DATASET EXCERPT
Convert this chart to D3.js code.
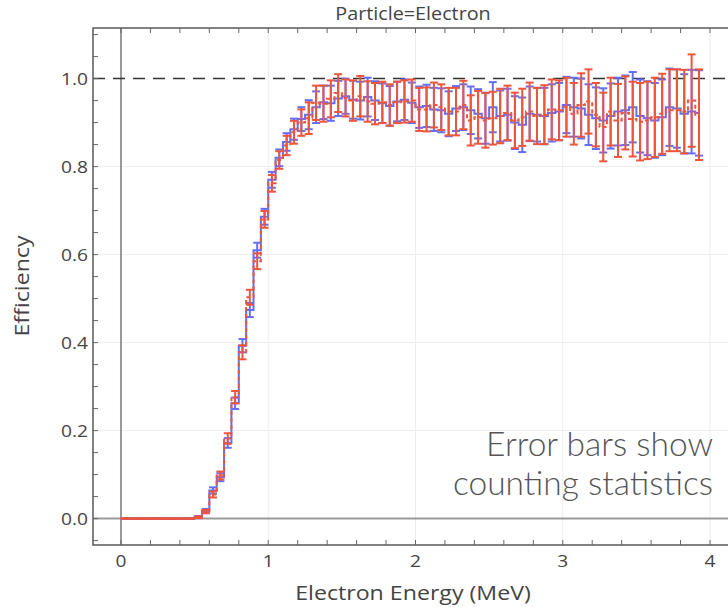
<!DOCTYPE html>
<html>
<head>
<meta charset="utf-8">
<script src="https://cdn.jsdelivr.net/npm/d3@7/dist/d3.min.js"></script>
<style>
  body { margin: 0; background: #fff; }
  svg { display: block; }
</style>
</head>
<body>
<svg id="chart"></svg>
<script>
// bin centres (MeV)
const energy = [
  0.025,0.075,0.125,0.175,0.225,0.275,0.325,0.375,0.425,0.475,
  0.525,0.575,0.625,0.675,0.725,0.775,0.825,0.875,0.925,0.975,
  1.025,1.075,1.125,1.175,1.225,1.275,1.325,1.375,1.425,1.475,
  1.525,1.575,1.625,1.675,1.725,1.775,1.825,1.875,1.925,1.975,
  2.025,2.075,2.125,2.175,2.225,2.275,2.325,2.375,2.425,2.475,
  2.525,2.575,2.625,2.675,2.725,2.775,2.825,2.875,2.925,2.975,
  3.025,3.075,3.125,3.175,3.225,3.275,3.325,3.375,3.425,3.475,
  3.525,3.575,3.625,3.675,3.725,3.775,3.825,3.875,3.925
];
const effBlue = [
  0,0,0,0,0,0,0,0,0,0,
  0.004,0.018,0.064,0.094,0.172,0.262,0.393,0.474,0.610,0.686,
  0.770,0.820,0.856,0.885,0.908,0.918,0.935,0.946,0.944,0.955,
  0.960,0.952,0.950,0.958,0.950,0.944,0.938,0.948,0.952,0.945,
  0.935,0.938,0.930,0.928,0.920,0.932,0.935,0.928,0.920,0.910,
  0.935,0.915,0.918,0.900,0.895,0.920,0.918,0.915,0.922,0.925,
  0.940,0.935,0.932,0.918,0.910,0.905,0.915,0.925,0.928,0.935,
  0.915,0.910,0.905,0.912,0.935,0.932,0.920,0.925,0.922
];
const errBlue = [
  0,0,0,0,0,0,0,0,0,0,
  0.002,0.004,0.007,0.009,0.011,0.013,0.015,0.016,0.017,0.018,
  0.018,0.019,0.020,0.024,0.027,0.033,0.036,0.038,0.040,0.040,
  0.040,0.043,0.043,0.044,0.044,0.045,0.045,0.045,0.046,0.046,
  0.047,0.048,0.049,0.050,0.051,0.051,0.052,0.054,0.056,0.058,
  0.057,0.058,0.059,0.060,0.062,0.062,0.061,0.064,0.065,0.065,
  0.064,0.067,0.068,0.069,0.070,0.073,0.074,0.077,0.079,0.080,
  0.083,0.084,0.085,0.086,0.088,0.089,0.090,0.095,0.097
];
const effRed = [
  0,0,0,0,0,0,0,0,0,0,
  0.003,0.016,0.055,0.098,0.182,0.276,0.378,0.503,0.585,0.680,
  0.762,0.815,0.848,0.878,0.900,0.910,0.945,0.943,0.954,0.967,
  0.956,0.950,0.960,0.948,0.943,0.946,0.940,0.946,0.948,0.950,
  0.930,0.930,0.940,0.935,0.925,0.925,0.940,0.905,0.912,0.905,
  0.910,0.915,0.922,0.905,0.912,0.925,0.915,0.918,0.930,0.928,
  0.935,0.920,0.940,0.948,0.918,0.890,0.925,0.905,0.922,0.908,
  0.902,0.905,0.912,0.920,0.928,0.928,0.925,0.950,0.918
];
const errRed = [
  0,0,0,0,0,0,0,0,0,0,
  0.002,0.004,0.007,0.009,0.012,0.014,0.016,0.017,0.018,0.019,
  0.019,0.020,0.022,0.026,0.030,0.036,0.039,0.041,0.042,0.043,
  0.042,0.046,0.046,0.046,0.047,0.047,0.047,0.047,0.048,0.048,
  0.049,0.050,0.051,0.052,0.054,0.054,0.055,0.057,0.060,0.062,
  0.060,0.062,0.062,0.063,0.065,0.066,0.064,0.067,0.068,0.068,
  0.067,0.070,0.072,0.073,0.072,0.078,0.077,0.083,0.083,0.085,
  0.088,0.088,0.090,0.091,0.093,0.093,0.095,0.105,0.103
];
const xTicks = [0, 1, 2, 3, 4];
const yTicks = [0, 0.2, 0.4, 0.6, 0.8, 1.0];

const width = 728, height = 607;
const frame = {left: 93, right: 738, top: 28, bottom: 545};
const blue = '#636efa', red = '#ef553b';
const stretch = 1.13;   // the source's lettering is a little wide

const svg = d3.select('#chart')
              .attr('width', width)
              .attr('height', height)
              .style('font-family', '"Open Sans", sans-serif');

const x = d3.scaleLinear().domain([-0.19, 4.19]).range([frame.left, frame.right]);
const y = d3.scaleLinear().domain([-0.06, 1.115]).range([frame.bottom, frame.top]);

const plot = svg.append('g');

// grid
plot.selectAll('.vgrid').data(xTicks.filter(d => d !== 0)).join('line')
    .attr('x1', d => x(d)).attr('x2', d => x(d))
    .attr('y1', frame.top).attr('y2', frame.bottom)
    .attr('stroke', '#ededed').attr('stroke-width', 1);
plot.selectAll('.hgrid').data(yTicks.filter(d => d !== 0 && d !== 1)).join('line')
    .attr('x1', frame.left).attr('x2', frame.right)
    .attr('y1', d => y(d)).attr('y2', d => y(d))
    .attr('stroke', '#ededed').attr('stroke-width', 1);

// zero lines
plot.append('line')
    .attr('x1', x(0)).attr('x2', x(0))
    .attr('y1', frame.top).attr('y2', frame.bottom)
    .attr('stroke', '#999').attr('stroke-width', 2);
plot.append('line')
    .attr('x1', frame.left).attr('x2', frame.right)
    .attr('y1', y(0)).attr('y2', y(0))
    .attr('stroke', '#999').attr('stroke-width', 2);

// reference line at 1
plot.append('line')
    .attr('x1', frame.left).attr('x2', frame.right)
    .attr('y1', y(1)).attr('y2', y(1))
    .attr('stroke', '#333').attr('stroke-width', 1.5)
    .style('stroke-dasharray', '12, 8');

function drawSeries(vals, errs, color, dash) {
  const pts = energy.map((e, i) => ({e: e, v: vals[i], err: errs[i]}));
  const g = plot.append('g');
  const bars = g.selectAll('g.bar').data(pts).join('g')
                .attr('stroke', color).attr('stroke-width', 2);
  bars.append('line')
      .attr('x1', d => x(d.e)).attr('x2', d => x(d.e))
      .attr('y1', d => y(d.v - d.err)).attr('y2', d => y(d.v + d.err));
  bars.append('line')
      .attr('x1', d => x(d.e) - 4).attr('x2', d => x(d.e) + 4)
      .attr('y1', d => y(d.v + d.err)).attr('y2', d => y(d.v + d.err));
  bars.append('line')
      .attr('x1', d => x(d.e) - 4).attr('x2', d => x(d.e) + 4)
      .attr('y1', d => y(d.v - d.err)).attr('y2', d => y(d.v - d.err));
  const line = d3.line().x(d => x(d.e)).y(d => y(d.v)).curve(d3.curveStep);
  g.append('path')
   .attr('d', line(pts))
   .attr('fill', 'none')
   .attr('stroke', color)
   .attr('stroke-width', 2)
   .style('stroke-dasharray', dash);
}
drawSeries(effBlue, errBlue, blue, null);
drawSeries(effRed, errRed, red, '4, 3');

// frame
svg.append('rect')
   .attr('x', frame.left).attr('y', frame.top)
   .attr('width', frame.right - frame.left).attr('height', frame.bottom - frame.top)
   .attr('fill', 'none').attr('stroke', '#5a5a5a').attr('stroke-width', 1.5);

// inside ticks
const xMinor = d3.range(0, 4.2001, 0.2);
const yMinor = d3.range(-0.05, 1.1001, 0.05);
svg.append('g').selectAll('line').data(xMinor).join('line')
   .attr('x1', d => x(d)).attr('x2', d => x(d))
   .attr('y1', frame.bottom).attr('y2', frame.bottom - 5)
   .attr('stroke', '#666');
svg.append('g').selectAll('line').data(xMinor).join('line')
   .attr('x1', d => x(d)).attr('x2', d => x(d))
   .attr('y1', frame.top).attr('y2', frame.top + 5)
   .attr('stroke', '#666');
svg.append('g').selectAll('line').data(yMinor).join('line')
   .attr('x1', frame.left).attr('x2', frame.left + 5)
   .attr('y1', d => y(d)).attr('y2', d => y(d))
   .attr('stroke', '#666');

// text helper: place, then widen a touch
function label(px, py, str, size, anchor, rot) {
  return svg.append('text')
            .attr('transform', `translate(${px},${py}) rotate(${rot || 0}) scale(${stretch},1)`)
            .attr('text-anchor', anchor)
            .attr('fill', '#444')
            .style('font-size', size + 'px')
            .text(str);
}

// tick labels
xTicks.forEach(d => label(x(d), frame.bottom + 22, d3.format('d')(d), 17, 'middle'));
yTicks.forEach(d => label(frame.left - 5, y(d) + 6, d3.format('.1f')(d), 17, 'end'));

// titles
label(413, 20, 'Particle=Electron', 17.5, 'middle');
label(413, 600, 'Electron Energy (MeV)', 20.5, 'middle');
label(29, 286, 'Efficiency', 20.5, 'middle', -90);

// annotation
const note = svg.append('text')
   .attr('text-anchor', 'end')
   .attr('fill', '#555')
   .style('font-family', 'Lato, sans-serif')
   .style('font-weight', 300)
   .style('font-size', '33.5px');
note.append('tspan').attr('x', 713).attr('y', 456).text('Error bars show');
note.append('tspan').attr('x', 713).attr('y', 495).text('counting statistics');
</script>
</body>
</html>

INSTRUCTION
Your answer should be only the number of lines that hold the word "chart".

RESULT
3